I am running nginx as part of the docker-compose template.
In nginx config I am referring to other services by their docker hostnames (e.g. backend
, ui
).
That works fine until I do that trick:
docker stop backend
docker stop ui
docker start ui
docker start backend
which makes backend and ui containers to exchange IP addresses (docker provides private network IPs on a basis of giving the next IP available in CIDR to each new requester). This 4 commands executed imitate some rare cases when both upstream containers got restarted at the same time but the nginx container did not. Also, I believe, this should be a very common situation when running pods on Kubernetes-based clusters.
Now nginx resolves backend
host to ui's IP and ui
to backend's IP.
Reloading nginx' configuration does help (nginx -s reload
).
Also, if I do nslookup from within the nginx container - the IPs are always resolved correctly.
So this isolates the problem to be a pure nginx issue around the DNS caching.
The things I tried:
- I have the resolver set under the http {} block in nginx config:
resolver 127.0.0.11 ipv6=off valid=10s;
- Most common solution proposed by the folks on the internet to use variables in proxy-pass (this helps to prevent nginx to resolve and cache DNS records on start) - that did not make ANY difference at all:
server {
<...>
set $mybackend "backend:3000";
location /backend/ {
proxy_pass http://$mybackend;
}
}
- Tried adding resolver line into the location itself
- Tried setting the variable on the http{} block level, using
map
:
http {
map "" $mybackend {
default backend:3000;
}
server {
...
}
}
- Tried to use openresty fork of nginx (https://hub.docker.com/r/openresty/openresty/) with
resolver local=true
None of the solutions gave any effect at all. The DNS caches are only wiped if I reload nginx configuration inside of the container OR restart the container manually.

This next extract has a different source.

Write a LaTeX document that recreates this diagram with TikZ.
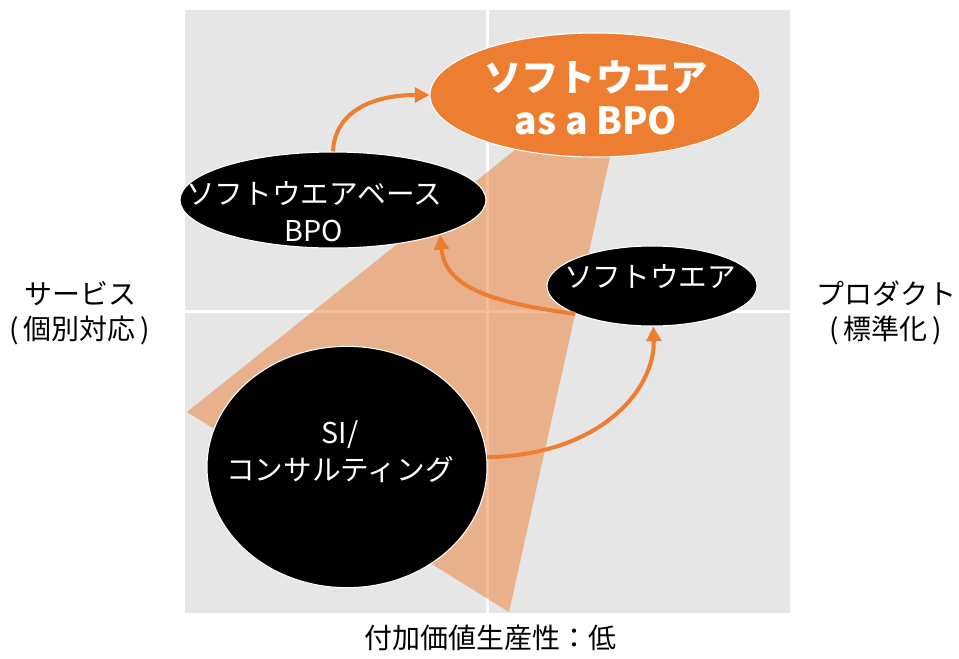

My current workaround is to use static docker network declared in docker-compose.yml. But this has its cons too.
Nginx version used: 1.20.0 (latest as of now) Openresty versions used: 1.13.6.1 and 1.19.3.1 (latest as of now)
Would appreciate any thoughts
UPDATE 2021-09-08: Few months later I am back to solving this same issue and still no luck. Really looks like the bug in nginx - I can not make nginx to re-resolve the dns names. There seems to be no timeout to nginx' dns cache and none of the options listed above to introduce timeouts or trigger dns flush work.
UPDATE 2022-01-11: I think the problem is really in the nginx. I tested my config in many ways a couple months ago and it looks like something else in my nginx.conf prevents the valid
parameter of the resolver
directive from working properly. It is either the limit_req_zone
or the proxy_cache_path
directives used for request rate limiting and caching respectively. These just don't play nicely with the valid
param for some reason. And I could not find any information about this anywhere in nginx docs.
I will get back to this later to confirm my hypothesis.